▶ **Request**: Retype these lines and no others: the line holding "Write a Python", the line holding "ax2 = fig.add_axes([0.5993, 0.189, 0.3657, 0.781])", and all lines between them. Pictures stay out.
[Start Listing]
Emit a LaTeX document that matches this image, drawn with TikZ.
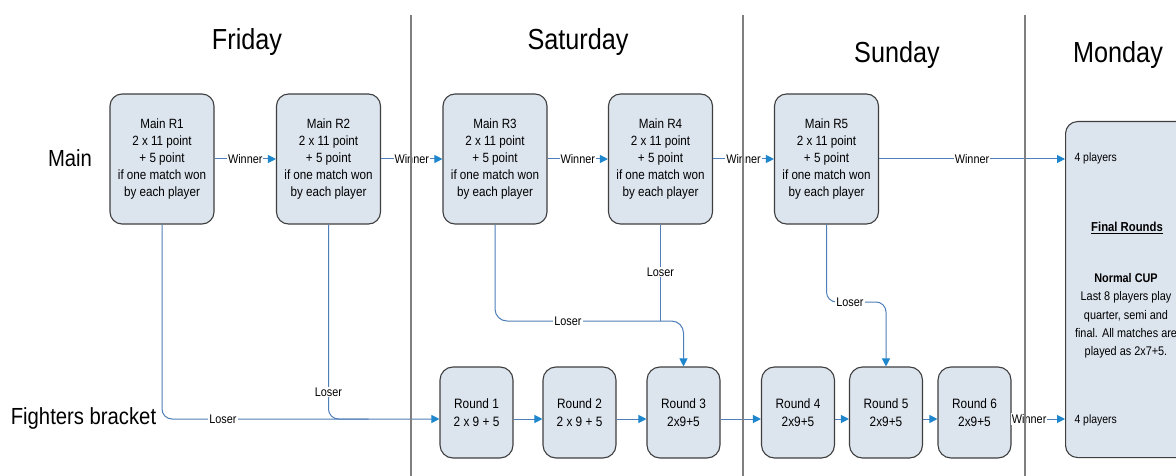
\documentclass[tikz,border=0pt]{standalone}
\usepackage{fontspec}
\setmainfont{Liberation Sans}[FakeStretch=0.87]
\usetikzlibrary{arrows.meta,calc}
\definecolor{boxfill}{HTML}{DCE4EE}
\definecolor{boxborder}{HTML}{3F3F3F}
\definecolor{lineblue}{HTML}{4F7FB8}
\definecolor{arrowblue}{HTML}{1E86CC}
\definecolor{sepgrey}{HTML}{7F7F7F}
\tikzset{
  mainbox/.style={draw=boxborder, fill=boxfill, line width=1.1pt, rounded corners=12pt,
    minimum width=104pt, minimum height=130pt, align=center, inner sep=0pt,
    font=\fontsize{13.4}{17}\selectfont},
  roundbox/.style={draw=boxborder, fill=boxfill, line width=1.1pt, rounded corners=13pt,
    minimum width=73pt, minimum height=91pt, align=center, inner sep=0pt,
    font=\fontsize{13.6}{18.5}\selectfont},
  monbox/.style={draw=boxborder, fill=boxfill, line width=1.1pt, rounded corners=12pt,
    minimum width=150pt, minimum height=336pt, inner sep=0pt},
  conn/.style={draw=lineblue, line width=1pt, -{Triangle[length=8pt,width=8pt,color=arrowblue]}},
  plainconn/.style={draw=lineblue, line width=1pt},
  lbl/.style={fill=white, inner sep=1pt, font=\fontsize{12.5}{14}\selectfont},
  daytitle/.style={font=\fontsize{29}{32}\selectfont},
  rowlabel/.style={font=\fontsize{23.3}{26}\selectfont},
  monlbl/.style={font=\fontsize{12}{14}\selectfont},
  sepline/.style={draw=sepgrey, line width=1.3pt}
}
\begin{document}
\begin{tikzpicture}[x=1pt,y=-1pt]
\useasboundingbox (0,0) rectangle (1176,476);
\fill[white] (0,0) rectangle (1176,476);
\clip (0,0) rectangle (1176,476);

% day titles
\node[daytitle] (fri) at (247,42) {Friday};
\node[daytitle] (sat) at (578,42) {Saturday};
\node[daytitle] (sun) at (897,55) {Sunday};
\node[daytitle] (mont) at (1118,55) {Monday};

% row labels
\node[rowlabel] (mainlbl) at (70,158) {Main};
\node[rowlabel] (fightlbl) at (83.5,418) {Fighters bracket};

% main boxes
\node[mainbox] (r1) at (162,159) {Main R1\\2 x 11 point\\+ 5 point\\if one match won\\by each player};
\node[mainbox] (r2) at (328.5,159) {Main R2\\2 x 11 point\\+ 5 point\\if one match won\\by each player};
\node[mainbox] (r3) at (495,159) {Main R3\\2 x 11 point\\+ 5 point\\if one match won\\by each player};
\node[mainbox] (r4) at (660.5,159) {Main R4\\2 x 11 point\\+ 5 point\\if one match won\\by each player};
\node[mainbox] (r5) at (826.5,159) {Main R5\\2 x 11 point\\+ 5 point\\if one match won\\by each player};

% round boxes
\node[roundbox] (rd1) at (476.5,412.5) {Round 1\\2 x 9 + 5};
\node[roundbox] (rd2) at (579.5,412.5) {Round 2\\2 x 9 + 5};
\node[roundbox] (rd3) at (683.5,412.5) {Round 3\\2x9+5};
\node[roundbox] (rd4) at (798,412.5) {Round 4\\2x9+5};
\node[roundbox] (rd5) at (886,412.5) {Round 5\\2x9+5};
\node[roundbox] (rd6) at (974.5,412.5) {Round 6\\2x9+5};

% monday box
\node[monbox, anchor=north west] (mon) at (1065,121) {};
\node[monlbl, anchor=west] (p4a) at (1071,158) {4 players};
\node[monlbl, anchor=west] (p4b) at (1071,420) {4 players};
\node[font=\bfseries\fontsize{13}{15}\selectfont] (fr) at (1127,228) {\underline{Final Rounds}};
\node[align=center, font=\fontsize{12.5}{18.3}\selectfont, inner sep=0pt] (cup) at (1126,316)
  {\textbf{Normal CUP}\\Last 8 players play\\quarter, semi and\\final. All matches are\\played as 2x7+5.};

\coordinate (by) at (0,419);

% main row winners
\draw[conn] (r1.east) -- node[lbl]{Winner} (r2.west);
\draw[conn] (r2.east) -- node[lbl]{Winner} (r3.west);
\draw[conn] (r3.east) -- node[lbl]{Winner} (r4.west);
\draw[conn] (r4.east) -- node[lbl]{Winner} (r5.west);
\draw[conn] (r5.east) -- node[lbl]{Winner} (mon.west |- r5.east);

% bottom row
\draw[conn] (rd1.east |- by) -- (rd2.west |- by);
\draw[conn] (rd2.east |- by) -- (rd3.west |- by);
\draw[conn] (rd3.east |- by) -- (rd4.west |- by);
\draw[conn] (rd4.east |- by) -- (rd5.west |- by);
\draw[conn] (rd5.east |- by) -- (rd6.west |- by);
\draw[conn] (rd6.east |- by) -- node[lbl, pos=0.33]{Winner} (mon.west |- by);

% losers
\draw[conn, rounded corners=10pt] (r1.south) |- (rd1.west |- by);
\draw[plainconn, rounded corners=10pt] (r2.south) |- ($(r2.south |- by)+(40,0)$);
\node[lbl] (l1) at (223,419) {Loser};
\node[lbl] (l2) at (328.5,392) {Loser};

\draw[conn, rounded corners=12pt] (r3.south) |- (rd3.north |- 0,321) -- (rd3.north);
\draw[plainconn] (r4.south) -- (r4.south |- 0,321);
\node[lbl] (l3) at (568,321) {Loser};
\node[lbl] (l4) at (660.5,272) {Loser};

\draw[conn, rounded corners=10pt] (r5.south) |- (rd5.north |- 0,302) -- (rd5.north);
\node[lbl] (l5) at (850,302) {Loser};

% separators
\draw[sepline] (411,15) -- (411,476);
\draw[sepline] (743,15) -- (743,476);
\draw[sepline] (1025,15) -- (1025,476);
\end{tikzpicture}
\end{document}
[End Listing]
[Start Listing]
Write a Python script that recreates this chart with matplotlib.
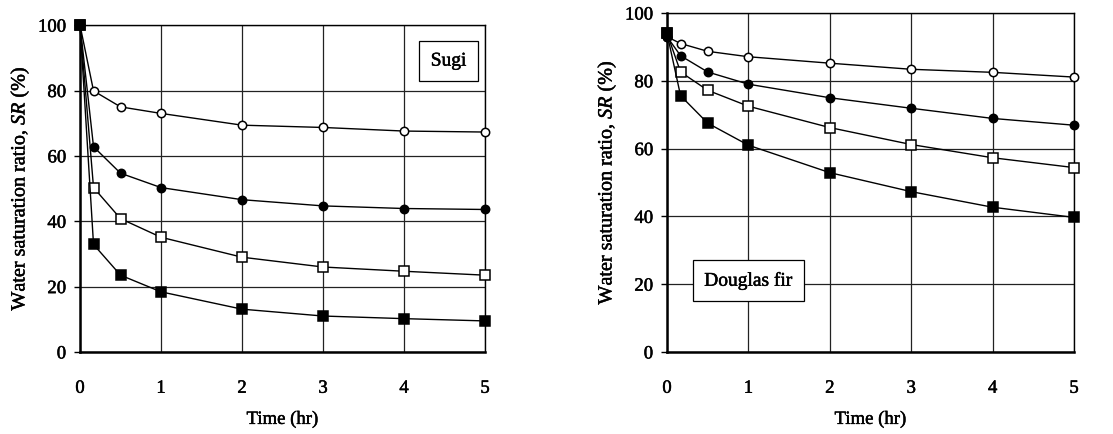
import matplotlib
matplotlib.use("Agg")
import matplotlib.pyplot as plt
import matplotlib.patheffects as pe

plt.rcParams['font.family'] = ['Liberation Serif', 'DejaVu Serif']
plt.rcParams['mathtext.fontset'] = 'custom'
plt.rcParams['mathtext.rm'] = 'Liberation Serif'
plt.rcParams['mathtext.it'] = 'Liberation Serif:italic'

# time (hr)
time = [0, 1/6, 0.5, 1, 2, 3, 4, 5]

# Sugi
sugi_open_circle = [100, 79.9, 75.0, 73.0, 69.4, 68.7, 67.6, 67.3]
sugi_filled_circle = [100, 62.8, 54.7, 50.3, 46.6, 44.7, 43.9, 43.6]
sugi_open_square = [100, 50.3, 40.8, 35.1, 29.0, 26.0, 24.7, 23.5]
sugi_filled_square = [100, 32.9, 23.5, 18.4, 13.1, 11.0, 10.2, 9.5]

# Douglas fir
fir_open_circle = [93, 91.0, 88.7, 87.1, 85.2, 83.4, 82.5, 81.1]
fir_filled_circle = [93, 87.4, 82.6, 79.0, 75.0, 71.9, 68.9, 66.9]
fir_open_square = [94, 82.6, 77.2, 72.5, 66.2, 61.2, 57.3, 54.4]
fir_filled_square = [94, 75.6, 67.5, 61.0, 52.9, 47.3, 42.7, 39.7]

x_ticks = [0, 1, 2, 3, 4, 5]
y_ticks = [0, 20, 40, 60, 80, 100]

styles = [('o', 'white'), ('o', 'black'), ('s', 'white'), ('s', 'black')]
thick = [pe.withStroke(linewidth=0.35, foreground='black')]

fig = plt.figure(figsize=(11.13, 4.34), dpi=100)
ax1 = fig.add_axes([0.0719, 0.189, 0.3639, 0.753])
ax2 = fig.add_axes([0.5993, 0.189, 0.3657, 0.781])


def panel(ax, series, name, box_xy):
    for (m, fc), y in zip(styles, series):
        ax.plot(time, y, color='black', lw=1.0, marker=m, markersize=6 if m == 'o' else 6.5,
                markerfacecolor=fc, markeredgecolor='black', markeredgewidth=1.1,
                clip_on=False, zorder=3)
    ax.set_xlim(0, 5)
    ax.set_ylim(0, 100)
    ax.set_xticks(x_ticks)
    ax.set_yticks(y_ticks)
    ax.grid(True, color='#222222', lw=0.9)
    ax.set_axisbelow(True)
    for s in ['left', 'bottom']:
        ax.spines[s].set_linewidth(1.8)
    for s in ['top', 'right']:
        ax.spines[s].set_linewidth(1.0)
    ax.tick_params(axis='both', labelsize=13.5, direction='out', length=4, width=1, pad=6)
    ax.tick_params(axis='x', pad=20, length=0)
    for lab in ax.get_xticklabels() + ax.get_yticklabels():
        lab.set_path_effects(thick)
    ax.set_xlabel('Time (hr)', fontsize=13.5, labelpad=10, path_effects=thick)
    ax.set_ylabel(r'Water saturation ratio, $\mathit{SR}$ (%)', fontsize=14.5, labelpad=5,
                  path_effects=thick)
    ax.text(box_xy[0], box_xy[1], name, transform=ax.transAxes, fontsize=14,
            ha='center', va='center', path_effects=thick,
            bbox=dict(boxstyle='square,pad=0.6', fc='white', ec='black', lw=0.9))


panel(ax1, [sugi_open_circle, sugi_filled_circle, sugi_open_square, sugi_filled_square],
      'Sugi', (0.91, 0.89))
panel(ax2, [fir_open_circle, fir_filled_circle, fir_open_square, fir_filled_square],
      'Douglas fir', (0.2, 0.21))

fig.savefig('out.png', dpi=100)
[End Listing]
▶ **Exercise solution**:
Write a Python script that recreates this chart with matplotlib.
import matplotlib
matplotlib.use("Agg")
import matplotlib.pyplot as plt
import matplotlib.patheffects as pe

plt.rcParams['font.family'] = ['Liberation Serif', 'DejaVu Serif']
plt.rcParams['mathtext.fontset'] = 'custom'
plt.rcParams['mathtext.rm'] = 'Liberation Serif'
plt.rcParams['mathtext.it'] = 'Liberation Serif:italic'

# time (hr)
time = [0, 1/6, 0.5, 1, 2, 3, 4, 5]

# Sugi
sugi_open_circle = [100, 79.9, 75.0, 73.0, 69.4, 68.7, 67.6, 67.3]
sugi_filled_circle = [100, 62.8, 54.7, 50.3, 46.6, 44.7, 43.9, 43.6]
sugi_open_square = [100, 50.3, 40.8, 35.1, 29.0, 26.0, 24.7, 23.5]
sugi_filled_square = [100, 32.9, 23.5, 18.4, 13.1, 11.0, 10.2, 9.5]

# Douglas fir
fir_open_circle = [93, 91.0, 88.7, 87.1, 85.2, 83.4, 82.5, 81.1]
fir_filled_circle = [93, 87.4, 82.6, 79.0, 75.0, 71.9, 68.9, 66.9]
fir_open_square = [94, 82.6, 77.2, 72.5, 66.2, 61.2, 57.3, 54.4]
fir_filled_square = [94, 75.6, 67.5, 61.0, 52.9, 47.3, 42.7, 39.7]

x_ticks = [0, 1, 2, 3, 4, 5]
y_ticks = [0, 20, 40, 60, 80, 100]

styles = [('o', 'white'), ('o', 'black'), ('s', 'white'), ('s', 'black')]
thick = [pe.withStroke(linewidth=0.35, foreground='black')]

fig = plt.figure(figsize=(11.13, 4.34), dpi=100)
ax1 = fig.add_axes([0.0719, 0.189, 0.3639, 0.753])
ax2 = fig.add_axes([0.5993, 0.189, 0.3657, 0.781])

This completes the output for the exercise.